# Supplied material
□ □ □ □ □ □ □

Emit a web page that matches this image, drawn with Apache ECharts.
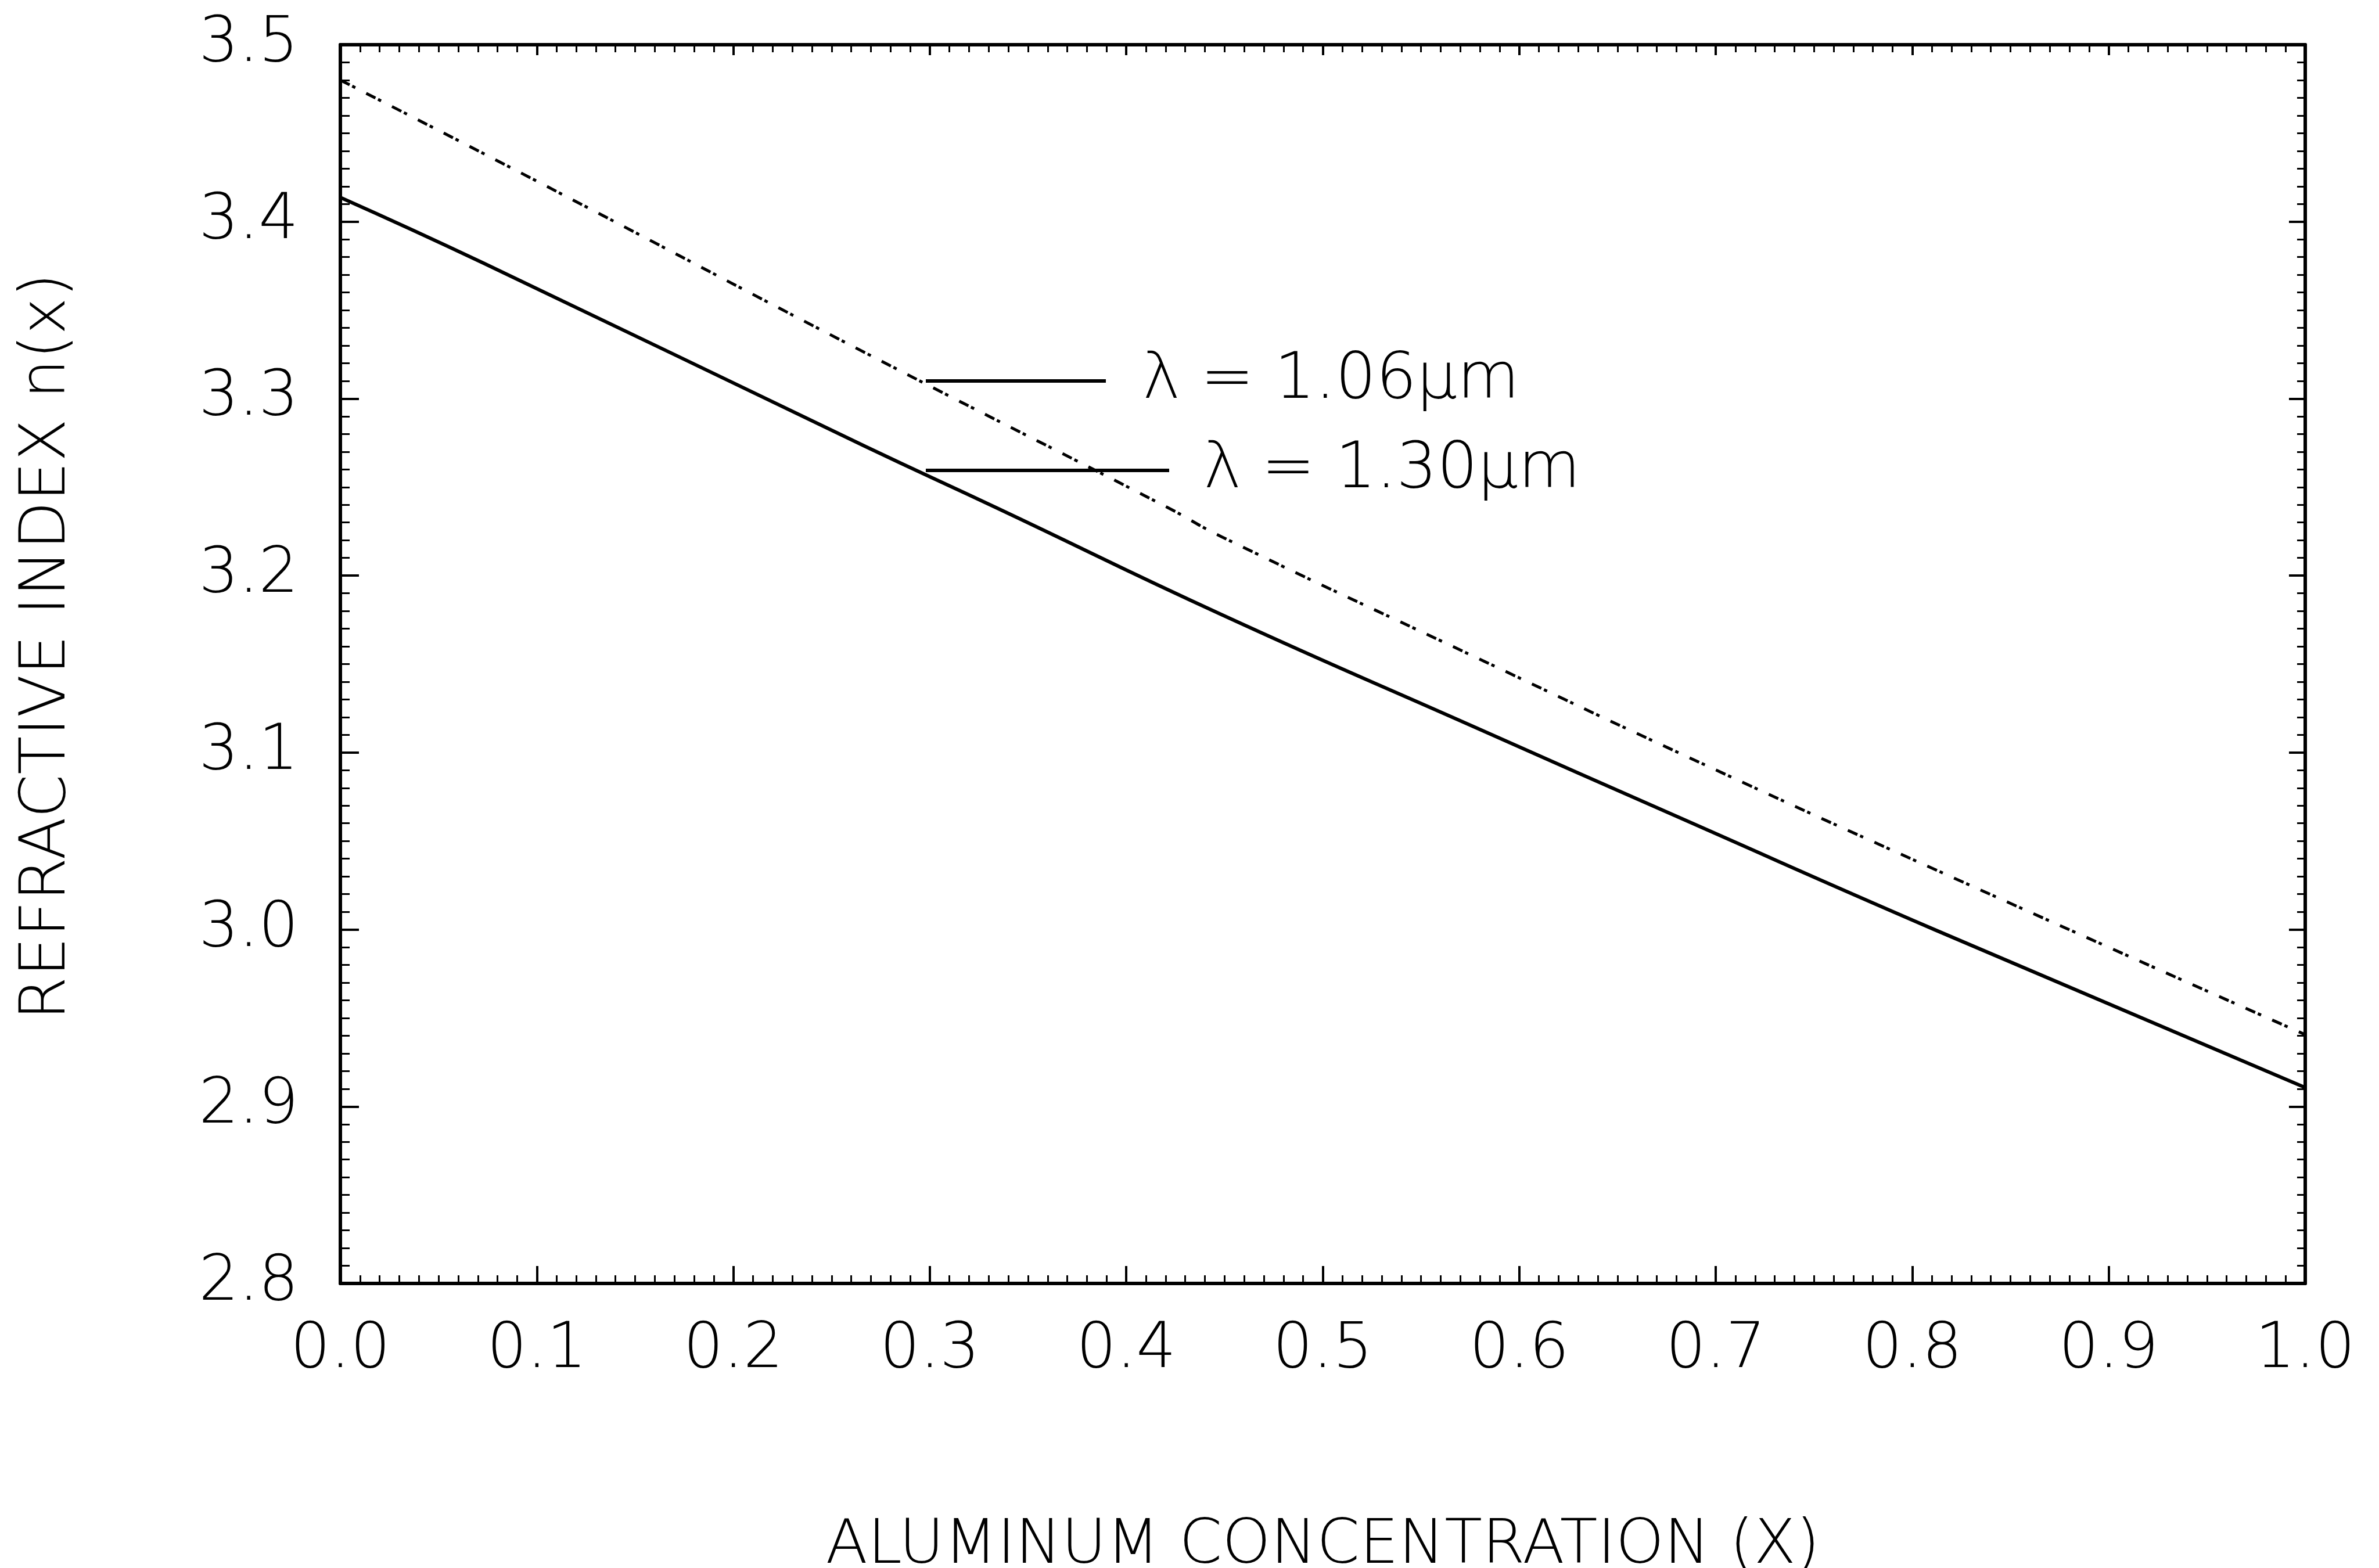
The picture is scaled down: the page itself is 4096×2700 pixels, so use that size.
<!DOCTYPE html>
<html>
<head>
<meta charset="utf-8">
<script src="https://cdn.jsdelivr.net/npm/echarts/dist/echarts.min.js"></script>
<style>html,body{margin:0;padding:0;background:#fff}#c{width:4096px;height:2700px}</style>
</head>
<body>
<div id="c"></div>
<script>
// Data
const seriesNames = ['λ = 1.06μm', 'λ = 1.30μm'];
const x106 = [0.0, 0.1005, 0.267, 0.4208, 0.4486, 0.5781, 0.6844, 0.8106, 1.0];
const n106 = [3.480, 3.4226, 3.326, 3.2386, 3.2219, 3.1537, 3.0982, 3.0344, 2.9406];
const x130 = [0.0, 0.0728, 0.2672, 0.334, 0.4486, 0.5781, 0.6818, 0.8114, 1.0];
const n130 = [3.4137, 3.3766, 3.273, 3.2383, 3.1779, 3.114, 3.0631, 2.9999, 2.9107];
const xTitle = 'ALUMINUM CONCENTRATION (X)';
const yTitle = 'REFRACTIVE INDEX n(x)';

const FONT = "'DejaVu Sans', 'Liberation Sans', sans-serif";
const W = 200;

function pairs(xs, ys) { return xs.map((x, i) => [x, ys[i]]); }

const axisCommon = {
  axisLine: { show: true, onZero: false, lineStyle: { color: '#000', width: 6 } },
  splitLine: { show: false },
  minorSplitLine: { show: false }
};

const legendText = { fontFamily: FONT, fontWeight: W, fontSize: 110, lineHeight: 108, color: '#000' };
const hideSymbol = { color: 'transparent', borderWidth: 0, opacity: 0 };

const chart = echarts.init(document.getElementById('c'), null, { renderer: 'canvas' });
chart.setOption({
  animation: false,
  backgroundColor: '#fff',
  grid: { left: 586, right: 127, top: 77, bottom: 490, containLabel: false, outerBoundsMode: 'none', show: false },
  legend: [
    {
      data: [{ name: seriesNames[0], lineStyle: { type: 'solid', width: 6, color: '#000' }, itemStyle: hideSymbol }],
      left: 1591, top: 601, padding: 0, itemWidth: 310, itemHeight: 20, itemGap: 0,
      selectedMode: false, orient: 'horizontal',
      textStyle: Object.assign({ padding: [0, 0, 0, 58] }, legendText)
    },
    {
      data: [{ name: seriesNames[1], lineStyle: { type: 'solid', width: 6, color: '#000' }, itemStyle: hideSymbol }],
      left: 1591, top: 755, padding: 0, itemWidth: 419, itemHeight: 20, itemGap: 0,
      selectedMode: false, orient: 'horizontal',
      textStyle: Object.assign({ padding: [0, 0, 0, 54] }, legendText)
    }
  ],
  xAxis: [
    Object.assign({}, axisCommon, {
      type: 'value', min: 0, max: 1, interval: 0.1, position: 'bottom',
      axisTick: { show: true, inside: true, length: 30, lineStyle: { color: '#000', width: 4 } },
      minorTick: { show: true, splitNumber: 10, length: 14, lineStyle: { color: '#000', width: 3 } },
      axisLabel: { show: true, margin: 62, formatter: v => v.toFixed(1), fontSize: 108, fontFamily: FONT, fontWeight: W, color: '#000' },
      name: xTitle, nameLocation: 'middle', nameGap: 400,
      nameTextStyle: { fontSize: 106, fontFamily: FONT, fontWeight: W, color: '#000' }
    }),
    Object.assign({}, axisCommon, {
      type: 'value', min: 0, max: 1, interval: 0.1, position: 'top',
      axisTick: { show: true, inside: true, length: 18, lineStyle: { color: '#000', width: 4 } },
      minorTick: { show: true, splitNumber: 10, length: 13, lineStyle: { color: '#000', width: 3 } },
      axisLabel: { show: false }
    })
  ],
  yAxis: [
    Object.assign({}, axisCommon, {
      type: 'value', min: 2.8, max: 3.5, interval: 0.1, position: 'left',
      axisTick: { show: true, inside: true, length: 32, lineStyle: { color: '#000', width: 4 } },
      minorTick: { show: true, splitNumber: 10, length: 16, lineStyle: { color: '#000', width: 3 } },
      axisLabel: { show: true, margin: 72, formatter: v => v.toFixed(1), fontSize: 108, fontFamily: FONT, fontWeight: W, color: '#000' },
      name: yTitle, nameLocation: 'middle', nameGap: 449, nameRotate: 90,
      nameTextStyle: { fontSize: 108, fontFamily: FONT, fontWeight: W, color: '#000', padding: [0, 0, 0, 60] }
    }),
    Object.assign({}, axisCommon, {
      type: 'value', min: 2.8, max: 3.5, interval: 0.1, position: 'right',
      axisTick: { show: true, inside: true, length: 28, lineStyle: { color: '#000', width: 4 } },
      minorTick: { show: true, splitNumber: 10, length: 14, lineStyle: { color: '#000', width: 3 } },
      axisLabel: { show: false }
    })
  ],
  series: [
    {
      name: seriesNames[0], type: 'line', xAxisIndex: 0, yAxisIndex: 0,
      data: pairs(x106, n106), smooth: true, symbol: 'none', showSymbol: false,
      lineStyle: { color: '#000', width: 5, type: [18, 5, 6, 21] },
      itemStyle: { color: '#000' }, z: 3
    },
    {
      name: seriesNames[1], type: 'line', xAxisIndex: 0, yAxisIndex: 0,
      data: pairs(x130, n130), smooth: true, symbol: 'none', showSymbol: false,
      lineStyle: { color: '#000', width: 6, type: 'solid' },
      itemStyle: { color: '#000' }, z: 3
    }
  ]
});
</script>
</body>
</html>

□ □ □ □ □ □ □

# Exercise
Look at the listing and set down only the lines from its start through the line with "function pairs(xs, ys)", word for word and without pictures.

# The result
Emit a web page that matches this image, drawn with Apache ECharts.
The picture is scaled down: the page itself is 4096×2700 pixels, so use that size.
<!DOCTYPE html>
<html>
<head>
<meta charset="utf-8">
<script src="https://cdn.jsdelivr.net/npm/echarts/dist/echarts.min.js"></script>
<style>html,body{margin:0;padding:0;background:#fff}#c{width:4096px;height:2700px}</style>
</head>
<body>
<div id="c"></div>
<script>
// Data
const seriesNames = ['λ = 1.06μm', 'λ = 1.30μm'];
const x106 = [0.0, 0.1005, 0.267, 0.4208, 0.4486, 0.5781, 0.6844, 0.8106, 1.0];
const n106 = [3.480, 3.4226, 3.326, 3.2386, 3.2219, 3.1537, 3.0982, 3.0344, 2.9406];
const x130 = [0.0, 0.0728, 0.2672, 0.334, 0.4486, 0.5781, 0.6818, 0.8114, 1.0];
const n130 = [3.4137, 3.3766, 3.273, 3.2383, 3.1779, 3.114, 3.0631, 2.9999, 2.9107];
const xTitle = 'ALUMINUM CONCENTRATION (X)';
const yTitle = 'REFRACTIVE INDEX n(x)';

const FONT = "'DejaVu Sans', 'Liberation Sans', sans-serif";
const W = 200;

function pairs(xs, ys) { return xs.map((x, i) => [x, ys[i]]); }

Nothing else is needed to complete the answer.